# Given information start

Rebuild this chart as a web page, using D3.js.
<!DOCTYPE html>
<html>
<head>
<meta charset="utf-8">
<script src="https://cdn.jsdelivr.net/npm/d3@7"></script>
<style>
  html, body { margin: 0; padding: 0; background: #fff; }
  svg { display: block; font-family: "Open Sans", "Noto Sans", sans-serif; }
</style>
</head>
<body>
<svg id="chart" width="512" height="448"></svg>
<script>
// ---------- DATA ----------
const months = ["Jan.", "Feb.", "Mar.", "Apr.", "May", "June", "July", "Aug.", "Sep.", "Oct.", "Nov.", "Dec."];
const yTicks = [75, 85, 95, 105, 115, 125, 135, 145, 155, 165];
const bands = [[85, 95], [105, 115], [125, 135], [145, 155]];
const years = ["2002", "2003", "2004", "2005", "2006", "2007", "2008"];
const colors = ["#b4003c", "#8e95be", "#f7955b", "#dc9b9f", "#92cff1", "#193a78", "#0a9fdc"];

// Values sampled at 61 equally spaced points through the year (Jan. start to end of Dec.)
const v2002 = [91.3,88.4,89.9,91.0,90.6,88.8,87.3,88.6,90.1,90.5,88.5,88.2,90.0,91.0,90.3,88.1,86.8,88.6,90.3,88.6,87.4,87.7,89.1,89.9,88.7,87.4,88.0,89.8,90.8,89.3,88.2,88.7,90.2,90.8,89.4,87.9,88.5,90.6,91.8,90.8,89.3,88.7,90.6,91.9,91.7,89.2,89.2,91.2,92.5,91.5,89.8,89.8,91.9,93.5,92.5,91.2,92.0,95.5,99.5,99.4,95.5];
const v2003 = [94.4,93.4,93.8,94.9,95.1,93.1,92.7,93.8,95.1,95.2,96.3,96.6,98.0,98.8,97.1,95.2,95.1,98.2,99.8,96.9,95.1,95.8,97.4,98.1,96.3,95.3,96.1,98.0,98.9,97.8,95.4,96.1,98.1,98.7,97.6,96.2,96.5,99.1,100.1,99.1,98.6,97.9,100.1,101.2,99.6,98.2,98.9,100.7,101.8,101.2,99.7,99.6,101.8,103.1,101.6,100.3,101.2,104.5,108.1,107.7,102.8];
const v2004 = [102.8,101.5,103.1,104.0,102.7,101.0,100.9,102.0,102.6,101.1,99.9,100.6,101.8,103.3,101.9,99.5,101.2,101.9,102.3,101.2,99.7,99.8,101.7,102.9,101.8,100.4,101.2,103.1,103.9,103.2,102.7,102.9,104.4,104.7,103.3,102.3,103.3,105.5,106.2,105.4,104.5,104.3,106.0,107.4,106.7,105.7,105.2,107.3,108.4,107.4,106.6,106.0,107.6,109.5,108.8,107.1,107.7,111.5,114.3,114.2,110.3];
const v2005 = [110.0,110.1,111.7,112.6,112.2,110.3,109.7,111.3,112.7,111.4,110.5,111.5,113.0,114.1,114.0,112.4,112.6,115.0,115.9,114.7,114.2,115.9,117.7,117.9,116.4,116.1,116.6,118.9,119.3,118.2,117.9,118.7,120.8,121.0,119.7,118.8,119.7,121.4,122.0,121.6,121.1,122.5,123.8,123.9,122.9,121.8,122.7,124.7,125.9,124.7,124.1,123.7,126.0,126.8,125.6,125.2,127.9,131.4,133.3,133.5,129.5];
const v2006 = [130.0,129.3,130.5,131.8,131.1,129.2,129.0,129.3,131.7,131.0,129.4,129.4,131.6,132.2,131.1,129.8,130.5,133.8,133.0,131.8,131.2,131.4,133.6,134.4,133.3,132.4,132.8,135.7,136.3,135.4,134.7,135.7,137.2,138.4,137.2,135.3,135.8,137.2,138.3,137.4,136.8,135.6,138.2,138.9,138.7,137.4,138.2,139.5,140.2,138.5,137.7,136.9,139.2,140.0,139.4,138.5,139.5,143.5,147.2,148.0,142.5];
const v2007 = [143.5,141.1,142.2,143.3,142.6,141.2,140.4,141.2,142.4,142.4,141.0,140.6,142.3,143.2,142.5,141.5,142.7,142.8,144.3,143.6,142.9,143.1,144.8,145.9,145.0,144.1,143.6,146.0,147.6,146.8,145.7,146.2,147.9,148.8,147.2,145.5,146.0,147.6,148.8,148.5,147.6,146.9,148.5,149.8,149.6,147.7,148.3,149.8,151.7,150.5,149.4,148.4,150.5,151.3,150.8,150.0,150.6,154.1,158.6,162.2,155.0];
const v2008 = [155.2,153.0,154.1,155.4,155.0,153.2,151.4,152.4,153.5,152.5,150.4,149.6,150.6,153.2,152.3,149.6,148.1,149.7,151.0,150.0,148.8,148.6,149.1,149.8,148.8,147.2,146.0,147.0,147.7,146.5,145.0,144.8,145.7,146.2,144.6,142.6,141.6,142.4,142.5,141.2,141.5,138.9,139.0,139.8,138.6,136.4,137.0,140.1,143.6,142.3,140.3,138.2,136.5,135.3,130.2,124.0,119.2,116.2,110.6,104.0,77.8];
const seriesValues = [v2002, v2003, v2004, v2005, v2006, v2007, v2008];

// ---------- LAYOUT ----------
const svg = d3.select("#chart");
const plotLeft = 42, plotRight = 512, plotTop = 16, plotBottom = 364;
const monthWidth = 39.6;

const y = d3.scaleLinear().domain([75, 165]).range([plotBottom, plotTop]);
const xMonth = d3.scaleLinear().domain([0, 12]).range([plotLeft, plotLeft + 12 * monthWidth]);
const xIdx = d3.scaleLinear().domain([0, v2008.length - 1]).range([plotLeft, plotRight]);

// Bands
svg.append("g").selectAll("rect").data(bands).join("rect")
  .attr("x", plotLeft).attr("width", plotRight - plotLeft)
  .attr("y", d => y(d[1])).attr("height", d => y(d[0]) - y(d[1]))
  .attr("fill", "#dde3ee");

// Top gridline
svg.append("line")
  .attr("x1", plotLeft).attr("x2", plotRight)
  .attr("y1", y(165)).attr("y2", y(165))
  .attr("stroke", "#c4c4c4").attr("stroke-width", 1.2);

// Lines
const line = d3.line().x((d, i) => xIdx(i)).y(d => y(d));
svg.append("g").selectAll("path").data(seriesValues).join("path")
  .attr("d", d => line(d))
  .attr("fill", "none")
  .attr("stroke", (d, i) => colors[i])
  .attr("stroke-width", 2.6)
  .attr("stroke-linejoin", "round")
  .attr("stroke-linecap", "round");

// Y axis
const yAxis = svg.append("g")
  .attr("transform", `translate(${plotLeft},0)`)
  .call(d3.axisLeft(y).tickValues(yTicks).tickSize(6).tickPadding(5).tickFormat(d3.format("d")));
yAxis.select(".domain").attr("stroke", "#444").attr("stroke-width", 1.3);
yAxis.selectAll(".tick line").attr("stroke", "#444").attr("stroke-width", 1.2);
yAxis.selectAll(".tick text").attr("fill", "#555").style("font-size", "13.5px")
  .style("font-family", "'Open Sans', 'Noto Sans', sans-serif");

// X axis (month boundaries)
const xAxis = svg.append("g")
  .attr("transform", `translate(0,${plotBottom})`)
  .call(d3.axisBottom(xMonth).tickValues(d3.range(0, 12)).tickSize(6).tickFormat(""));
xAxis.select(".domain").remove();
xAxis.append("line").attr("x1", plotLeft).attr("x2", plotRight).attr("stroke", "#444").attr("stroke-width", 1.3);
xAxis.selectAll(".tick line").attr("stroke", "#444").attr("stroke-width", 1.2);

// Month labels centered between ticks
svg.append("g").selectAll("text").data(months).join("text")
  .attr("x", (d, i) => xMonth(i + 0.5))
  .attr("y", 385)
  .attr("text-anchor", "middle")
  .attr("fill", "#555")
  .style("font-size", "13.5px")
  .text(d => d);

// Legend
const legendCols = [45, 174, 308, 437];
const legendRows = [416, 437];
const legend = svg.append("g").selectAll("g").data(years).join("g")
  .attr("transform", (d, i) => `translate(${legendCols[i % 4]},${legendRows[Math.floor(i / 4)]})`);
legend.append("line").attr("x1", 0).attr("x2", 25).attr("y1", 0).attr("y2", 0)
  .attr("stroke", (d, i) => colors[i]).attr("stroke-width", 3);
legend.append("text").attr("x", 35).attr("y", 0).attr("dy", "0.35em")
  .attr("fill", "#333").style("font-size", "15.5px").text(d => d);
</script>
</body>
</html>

# Given information end

* Your objective:
Identify the lines of the data that contain the word "chart". Copy each of them.

* Solution for this problem:
Rebuild this chart as a web page, using D3.js.
<svg id="chart" width="512" height="448"></svg>
const svg = d3.select("#chart");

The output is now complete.